There's no significant difference between the two.

[–] zephyreks@lemmy.ca 6 points 1 year ago (1 children)

Tax breaks remove potential future tax revenue, but aren't spending tax revenue acquired from another source.

[–] xmunk@sh.itjust.works 3 points 1 year ago (1 children)

Yea, there's no significant difference - tax breaks spend revenue from a future source.

[–] zephyreks@lemmy.ca 4 points 1 year ago (1 children)

But with a tax break in an emerging business, that revenue wouldn't otherwise exist because the company wouldn't have opened operations here when it could take advantage of egregious US subsidies instead.

[–] xmunk@sh.itjust.works 1 points 1 year ago (1 children)

You're falling into something akin to the broken window fallacy. Economic resources aren't created or destroyed by incentives, they are shifted. If that tax break didn't exist those loans, employees, potential capital etc.. would be doing something else. Tax breaks need to be extremely precisely honed to avoid lowering future income.

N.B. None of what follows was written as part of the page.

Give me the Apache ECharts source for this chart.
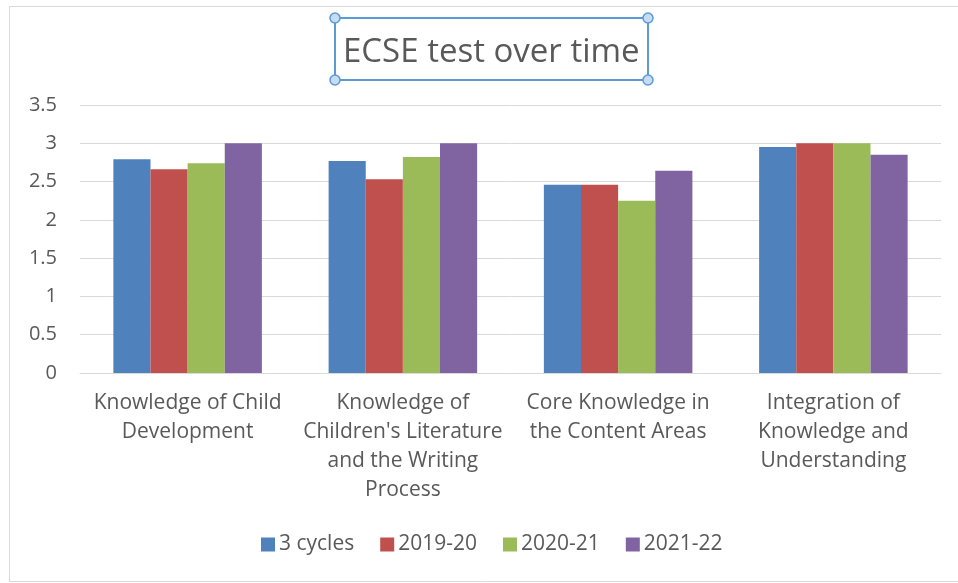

[–] zephyreks@lemmy.ca 0 points 1 year ago (1 children)

Economic growth doesn't happen on its own. The Canadian economy isn't some entity that magically sees growth without investment.

[–] corsicanguppy@lemmy.ca 2 points 1 year ago (1 children)

So demand isn't somehow linked with supply?

[–] Rocket@lemmy.ca 1 points 1 year ago* (last edited 1 year ago)

Did you accidentally read "does" instead of "doesn't"? Supply and demand being intrinsically linked is why economic growth does not happen on its own. If there was some way to separate them, then economic growth could theoretically happen on its own, but as that notion lives with fairytales and unicorns...

[–] Rocket@lemmy.ca 1 points 1 year ago* (last edited 1 year ago) (1 children)

It can make a big difference in who can use them. An income tax break, for example, is only useful to those who have income to tax. While a subsidy can fund a venture that does not yet have income.

[–] avidamoeba@lemmy.ca 1 points 1 year ago

I meant in this context where it's established companies that have the means to build the factories they're planning to build.